Chaos Engineering is like a clever strategy for making sure that complicated systems work well. What if before a big disaster happens, you could intentionally create a minor glitch to find and fix any hidden problems. That’s what Chaos Engineering does! Chaos engineering experiment is all about making your system stronger by finding and fixing its weak spots before they cause real trouble.
If you’re new to this, planning your first Chaos Engineering experiment might sound a bit tricky, but don’t worry—we’ve got your back. In this blog, I’ll guide you step by step to help you plan and carry out your first Chaos Engineering experiment. Let’s dive in together!
Planning your first chaos experiment
So, before we start planning our first Chaos experiment, I would recommend you to be clear with the principles of Chaos engineering and from that we can continue with setting up our first experiment. Let’s do it together:
Step 1: Define the Steady State
The foundation of any Chaos Engineering experiment is understanding the normal behavior of your system under typical conditions. This steady state is characterised by metrics like overall throughput, latency, and other key performance indicators. Before diving into chaos, establish a baseline to measure deviations and potential impacts accurately.
Step 2: Hypothesize the Impact of Failure
Choose a failure scenario to inject into the system, such as a server crash or database outage. Formulate hypotheses about how this failure will impact your service, system, and end-users.

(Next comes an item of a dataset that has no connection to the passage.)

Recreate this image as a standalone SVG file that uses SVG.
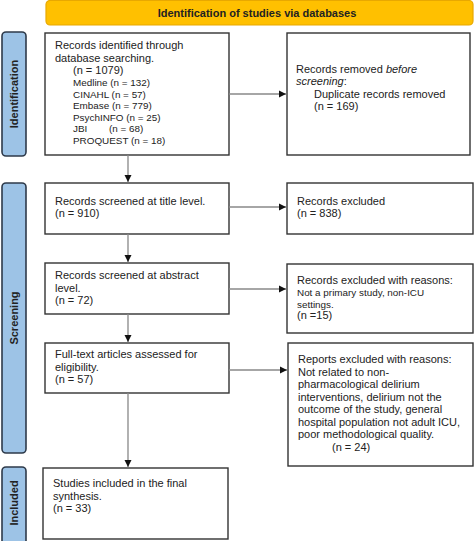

Step 3: Identify and Isolate the Experimental Group
Isolate a specific group within your system to expose it to the simulated failure. This ensures that the chaos experiment doesn’t affect the rest of the system or disrupt actual user experiences. Basically we are defining a blast radius here.
Step 4: Run the Experiment and Monitor the Results
Execute the chaos experiment by introducing the simulated failure to the isolated experimental group. Simultaneously, monitor the results by comparing the steady state of the system with the experimental state. This comparative analysis will provide insights into how the failure impacts the system.
Step 5: Evaluate and Learn from the Experiment
After completing the chaos experiment, critically evaluate the results. If the system behaved as expected, it validates that our system is resilient. However, if unexpected issues arise, view them as valuable opportunities for improvement.
Step 6: Implement Fixes and Repeat
For each weakness identified during the experiment, develop a plan for improvement. Implement fixes and modifications to enhance system resilience. Following the fixes, repeat the chaos experiment to validate the effectiveness of your solutions. This iterative process of continuous testing and improvement is the essence of Chaos Engineering.
Conclusion
Chaos engineering is a never ending journey. You need to take notes from every experiment that you complete, either it is a positive or a negative but in the end it all adds up toward building a resilient system.
By meticulously planning and executing your first chaos engineering experiment using this comprehensive guide, you’ll not only uncover potential weaknesses but also cultivate a culture of proactive resilience within your development and operations teams.
Embrace the chaos, learn from it, and prepare your systems for the challenges of tomorrow.